I have a desk that is supposed to be the place where I sit to draw. Said desk essentially never gets used. If I sit at said desk, I get climbed on, jumped on, and all that jazz. Some kitties in the house, such as a certain calico named Tonks, will pretty much demand I go sit on the couch instead so that they can lounge on top me. Tonks especially loves for me to stretch my legs out on the couch so that she can snuggle in between them, which is what she's doing in the photo above. It's not really very easy to doodle while sitting on a couch, and it often involves using a pillow and clipboard as a makeshift desk. In truth, though, the couch time kitty cuddles make it totally worth it.
Happy Tuesday, friends!
Doodle of the Day: Flashback Tuesday
Today's flashback doodle stems way back to November of 2016, and is an example of how my style has changed here and there over the years.
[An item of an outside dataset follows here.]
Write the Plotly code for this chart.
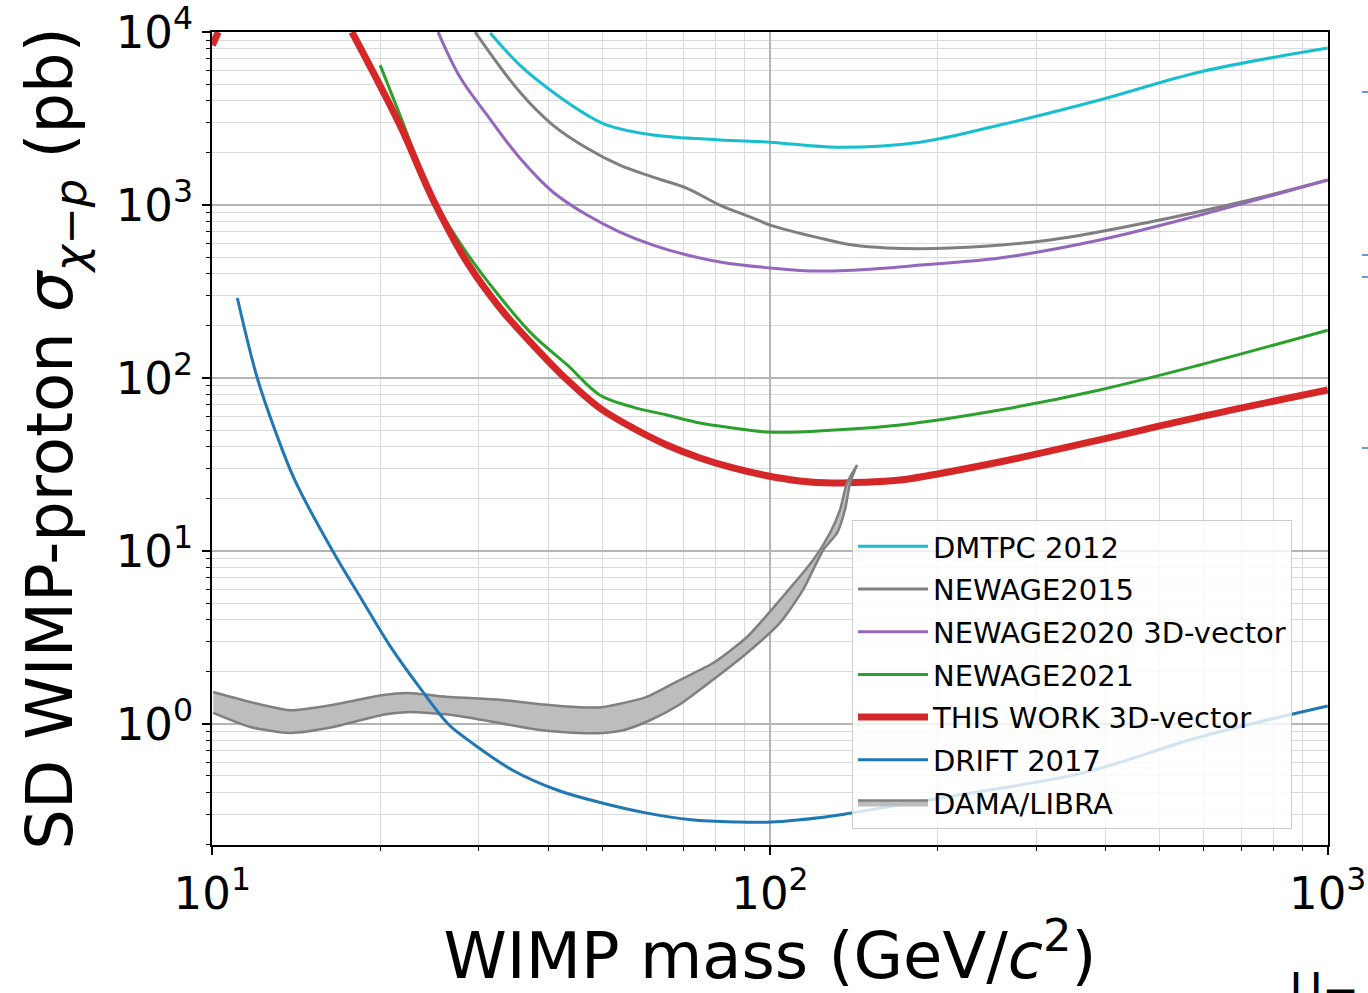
import plotly.graph_objects as go

# ---------------- data ----------------
dmtpc_m = [31.5, 35.6, 40.8, 47.0, 51.0, 61.7, 81.3, 100, 131.9, 185.8, 258, 390, 590, 1000]
dmtpc_s = [9870, 6440, 4500, 3310, 2900, 2540, 2380, 2310, 2160, 2310, 2900, 4050, 5880, 8090]

ng2015_m = [29.6, 35.6, 40.8, 47.0, 53.8, 61.7, 71.0, 81.3, 93.3, 100, 123, 140.9, 162, 210, 318, 480, 725, 1000]
ng2015_s = [10000, 4500, 2900, 2130, 1700, 1450, 1250, 1000, 841, 766, 644, 587, 565, 564, 628, 798, 1070, 1396]

ng2020_m = [25.4, 27.8, 31.1, 35.6, 40.8, 47.0, 53.8, 61.7, 71.0, 81.3, 100, 123, 162, 186, 258, 390, 590, 1000]
ng2020_s = [10000, 5495, 3310, 1870, 1190, 875, 698, 587, 514, 469, 433, 415, 433, 450, 494, 628, 875, 1396]

ng2021_m = [20.0, 21.7, 24.9, 28.6, 32.8, 37.6, 43.3, 49.5, 56.8, 65.3, 74.9, 85.9, 98.8, 113, 130, 171, 258, 390, 590, 1000]
ng2021_s = [6440, 3310, 1097, 528, 294, 177, 119, 79.8, 67.9, 61.1, 54.9, 51.4, 48.7, 48.7, 50.0, 53.5, 65.3, 85.3, 119, 189]

thiswork_m = [17.8, 21.7, 24.9, 28.6, 32.8, 37.6, 43.3, 49.5, 56.8, 65.3, 74.9, 85.9, 98.8, 113, 130, 149, 171, 258, 390, 590, 1000]
thiswork_s = [10000, 2900, 1070, 469, 254, 155, 97.3, 67.1, 51.4, 41.0, 34.5, 30.2, 27.2, 25.4, 24.7, 25.0, 25.7, 32.7, 43.9, 59.6, 85.3]

# small piece of the red curve visible at the top-left corner
thiswork_low_m = [10.0, 10.25]
thiswork_low_s = [8400, 10000]

drift_m = [11.09, 12.04, 12.97, 14.08, 16.41, 18.42, 20.84, 23.59, 26.48, 28.41, 29.9, 34.5, 41.5, 50.0, 59.9, 72.2, 86.9, 100.4, 125.6, 140.3, 219, 364, 590, 1000]
drift_s = [290, 100, 49.4, 25.4, 10.1, 5.42, 2.82, 1.61, 1.0, 0.830, 0.736, 0.542, 0.415, 0.349, 0.306, 0.279, 0.271, 0.271, 0.290, 0.306, 0.389, 0.521, 0.84, 1.27]

dama_up_m = [10.04, 11.70, 13.80, 16.47, 20.25, 22.36, 26.71, 32.82, 38.71, 45.47, 50.01, 59.95, 69.00, 79.05, 90.95, 104.2, 119.5, 128.1, 133.5, 137.4, 143.2]
dama_up_s = [1.53, 1.34, 1.20, 1.29, 1.47, 1.51, 1.43, 1.38, 1.30, 1.25, 1.25, 1.43, 1.80, 2.25, 3.18, 5.21, 8.87, 12.7, 17.3, 24.7, 31.4]
dama_lo_m = [10.04, 11.70, 13.80, 16.47, 20.25, 22.36, 26.71, 32.82, 38.71, 45.47, 50.01, 54.75, 60.94, 69.00, 79.05, 90.95, 104.2, 114.6, 124.5, 131.9, 136.3, 139.2, 143.2]
dama_lo_s = [1.16, 0.96, 0.887, 0.96, 1.13, 1.17, 1.13, 1.01, 0.923, 0.887, 0.887, 0.923, 1.05, 1.30, 1.80, 2.57, 3.84, 5.95, 10.1, 12.7, 17.3, 24.7, 31.4]

x_tickvals = [10, 100, 1000]
x_ticktext = ["10<sup>1</sup>", "10<sup>2</sup>", "10<sup>3</sup>"]
y_tickvals = [1, 10, 100, 1000, 10000]
y_ticktext = ["10<sup>0</sup>", "10<sup>1</sup>", "10<sup>2</sup>", "10<sup>3</sup>", "10<sup>4</sup>"]

FONT = "DejaVu Sans"

fig = go.Figure()

def line(x, y, name, color, width, rank, show=True):
    fig.add_trace(go.Scatter(
        x=x, y=y, mode="lines", name=name, legendrank=rank, showlegend=show,
        legendgroup=name,
        line=dict(color=color, width=width, shape="spline", smoothing=1.0),
        hoverinfo="skip"))

line(dmtpc_m, dmtpc_s, "DMTPC 2012", "#17becf", 3, 1)
line(ng2015_m, ng2015_s, "NEWAGE2015", "#7f7f7f", 3, 2)
line(ng2020_m, ng2020_s, "NEWAGE2020 3D-vector", "#9467bd", 3, 3)
line(ng2021_m, ng2021_s, "NEWAGE2021", "#2ca02c", 3, 4)
line(thiswork_m, thiswork_s, "THIS WORK 3D-vector", "#d62728", 7, 5)
line(thiswork_low_m, thiswork_low_s, "THIS WORK 3D-vector", "#d62728", 7, 5, show=False)

# DAMA/LIBRA band as closed polygon
fig.add_trace(go.Scatter(
    x=dama_up_m + dama_lo_m[::-1], y=dama_up_s + dama_lo_s[::-1],
    mode="lines", fill="toself", fillcolor="#bdbdbd",
    line=dict(color="#808080", width=2.5, shape="spline", smoothing=0.6),
    name="DAMA/LIBRA", legendgroup="DAMA/LIBRA", legendrank=7, hoverinfo="skip"))

line(drift_m, drift_s, "DRIFT 2017", "#1f77b4", 3, 6)

def minor_vals(lo, hi):
    return [d * 10 ** e for e in range(lo, hi) for d in range(2, 10)]

axis_common = dict(
    type="log", tickmode="array",
    tickfont=dict(family=FONT, size=45, color="black"),
    ticklabeloverflow="allow",
    ticks="outside", ticklen=8, tickwidth=1.5, tickcolor="black",
    showline=True, linecolor="black", linewidth=2, mirror=True,
    showgrid=True, gridcolor="#b4b4b4", gridwidth=1.5, zeroline=False,
)
minor_common = dict(tickmode="array", ticks="outside", ticklen=4, tickwidth=1,
                    tickcolor="black", showgrid=True, gridcolor="#dadada", gridwidth=1)

fig.update_xaxes(range=[0.9995, 3.0005], tickvals=x_tickvals, ticktext=x_ticktext,
                 minor=dict(tickvals=minor_vals(1, 3), **minor_common),
                 title=dict(text="WIMP mass (GeV/<i>c</i><sup>2</sup>)",
                            font=dict(family=FONT, size=64, color="black"), standoff=10),
                 **axis_common)
fig.update_yaxes(range=[-0.7, 4.0005], tickvals=y_tickvals, ticktext=y_ticktext,
                 minor=dict(tickvals=minor_vals(-1, 4), **minor_common),
                 title=dict(text="SD WIMP-proton <i>σ</i><sub><i>χ</i>−<i>p</i></sub> (pb)",
                            font=dict(family=FONT, size=64, color="black"), standoff=22),
                 **axis_common)

fig.update_layout(
    width=1368, height=993,
    margin=dict(l=212, r=40, t=32, b=148, autoexpand=False),
    plot_bgcolor="white", paper_bgcolor="white",
    font=dict(family=FONT, color="black"),
    legend=dict(x=0.5735, y=0.3998, xanchor="left", yanchor="top",
                font=dict(family=FONT, size=29, color="black"),
                bgcolor="rgba(255,255,255,0.8)", bordercolor="#cccccc", borderwidth=1,
                itemwidth=70, tracegroupgap=2),
    showlegend=True,
)

# stray marks at the right edge of the original crop
for yy in [92, 255, 277, 448]:
    fig.add_shape(type="line", xref="paper", yref="paper",
                  x0=(1362 - 212) / 1116, x1=(1368 - 212) / 1116,
                  y0=(845 - yy) / 813, y1=(845 - yy) / 813,
                  line=dict(color="#4472c4", width=1.5))
fig.add_annotation(text="U−", xref="paper", yref="paper",
                   x=(1288 - 212) / 1116, y=(845 - 962) / 813, xanchor="left", yanchor="top",
                   showarrow=False, font=dict(family=FONT, size=44, color="black"))

fig.write_html("out.html")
Nowadays, I'd never intentionally doodle a cat without a tail. Even cats ducked behind something, such as the table in the above doodle, or even in the case of the kitty peeking down from the top, would get a tail in my current style of doodling. It kind of drives me nuts to look at my old doodles in which cats were not always given tails. And even when a cat was given a tail in my old doodling days, it was doodled in a very different style.
Did you know?
Did you know that there have been multiple painters in the history of art whose paintings almost exclusively depicted cats? A couple such painters include Henriette Ronner-Knip, Louis Wain, and Theophile Steinlen. Painting isn't the only art form in which cats have been stars for centuries, though. For example, our current generation isn't the only one with folks who are obsessed with cute photos of cats. In the 1800s, a photographer named Harry Pointer snapped hundreds of photos of cats. Some of these photos include cats dressed up or posed in anthropomorphic manners. Such artists have helped the world fall and stay in love with cats for centuries.